In what is now part of South African military folklore and history they put up a hard and determined fight against overwhelming numbers of heavily armed rebels without any air cover or a planned tactical withdrawal using airborne assets. Estimates are the South Africans found themselves facing more than 600 rebels with only platoon level weapons and six-wheeled Gecko vehicles.

After posing questions about what had to be left behind after the soldiers had been successfully evacuated, then Democratic Alliance (DA) shadow defence and military veterans minister, David Maynier, was told in August 2014 the operational report (on the so-called Battle in Bangui) contained classified security sensitive information. Defence and Military Veterans Minister, Nosiviwe Mapisa-Nqakula, added “only training equipment was left behind. The retrieval and transference back to South Africa would not be cost effective”.
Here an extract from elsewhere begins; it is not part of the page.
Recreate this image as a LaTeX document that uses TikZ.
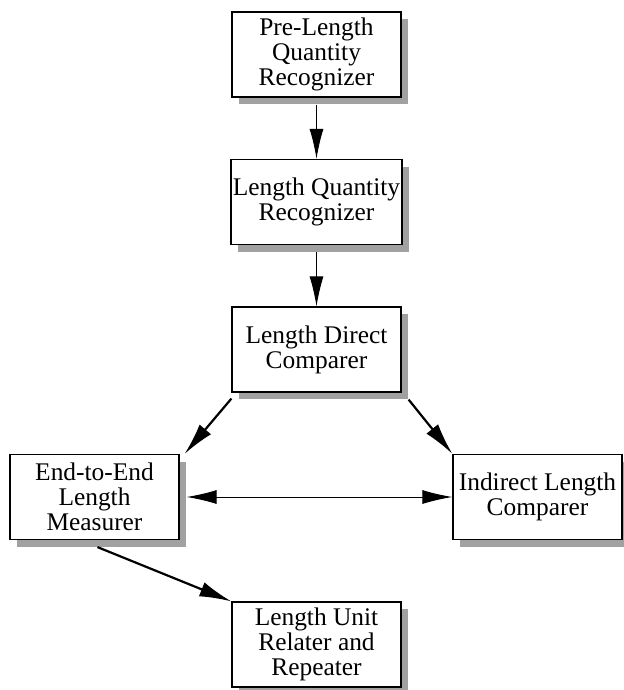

Addressing Parliament’s Portfolio Committee on Defence and Military Veterans last week, Major General Michael Ramantswana, said the SANDF deployment lost equipment as “it would in any combat situation”.
“The priority for the SANDF was to find ways to rescue our soldiers out of a volatile situation. When all our soldiers were confirmed back in South Africa, the SANDF convened a board of inquiry to determine, among others, losses incurred.
“The equipment losses as a result of the conflict situation in Bangui must be written off,” the SANDF chief: military policy, strategy and planning said adding the total loss was estimated at R4 458 430. He did not specify any types of equipment, ammunition or vehicles left behind when the South African force was moved to Addis Ababa.

Among the still unanswered questions around the South African military involvement in Bangui specifically and the Central African Republic at that time are the issues of an extraction plan covering both personnel and equipment and the means to perform the extraction. Questions about support, airlift, intelligence and the firepower of the force on the ground also remain unanswered.

Military analyst Helmoed Heitman pointed out soon after the Battle in Bangui that South Africa “has now had more than adequate warning its defence capabilities are not up to the responsibilities of a regional power”.

He also said blame should not be apportioned to the soldiers and junior leaders on the ground.
“They are doing their best and their best is often quite outstanding. The fighting around Bangui was a particular demonstration of that. Do not blame the general for deploying small or under-armoured forces: they can only ‘do the best with what they have’ as a former chief of the defence force used to say in another time. And ‘what they have’ in terms of the number of soldiers, the type of equipment and the support capabilities is simply inadequate for the role the South African government wishes to play,” he said.



Probably the most glaring example is this is airlift where the SA Air Force’s 28 Squadron has been flying C-130BZs for more than half a century and replacing them does not appear to have a priority rating.